The result is that Otherside effectively comes with a baked-in class of landed elites. Staking a claim in Yuga Labs’ metaverse was far easier for a Bored Ape owner than for any other variety of NFT whale; for traders without hundreds of thousands of dollars already invested in this space, it was nearly impossible. (A single Otherside NFT currently costs about $11,000 on the secondary market.)

If, as metaverse boosters like Mark Zuckerberg predict, the creator economy really does move into virtual online spaces like these, we’ll all be working on Ape-owned land – almost a riff on manorialism, the Medieval economic system, with Apes as lords.

“We’re sorry for turning off the lights on Ethereum for a while,” reads a statement from the company’s Twitter account. “It seems abundantly clear that ApeCoin will need to migrate to its own chain in order to properly scale. We’d like to encourage the DAO to start thinking in this direction.”

It’s ironic for a few reasons, the first of which has to do with the idea that Yuga Labs would “like to encourage” the ApeCoin DAO to start thinking about working on its own blockchain, as opposed to building its own blockchain outright.

Yuga Labs has spent months trying to distance itself from ApeCoin and its primary governing body, the ApeCoin DAO, presumably for regulatory reasons. The thinking is that if ApeCoin comes from Yuga Labs, it’s a kind of securities offering, and should be regulated as such. If it comes from this amorphous, headless DAO, though, it should technically be outside the scope of the SEC (more on that here).

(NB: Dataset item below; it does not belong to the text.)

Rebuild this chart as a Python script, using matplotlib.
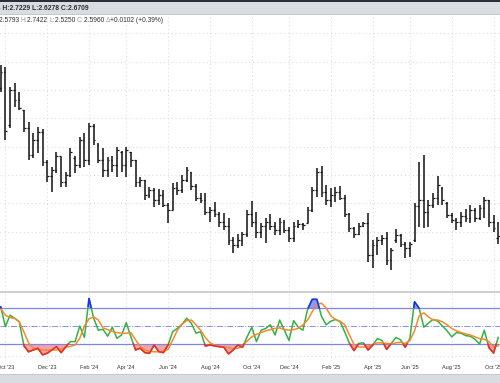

Axie Infinity, now the splashiest example of a “play-to-earn” (P2E) blockchain-backed video game, already operates on a dedicated chain called Ronin. Where Ethereum adds new transactions to the blockchain with something called a proof-of-work consensus mechanism, Ronin uses an alternate mechanism known as delegated proof-of-stake. It’s generally considered a more centralized system; validators with the most staked crypto will always exert the greatest control over the network.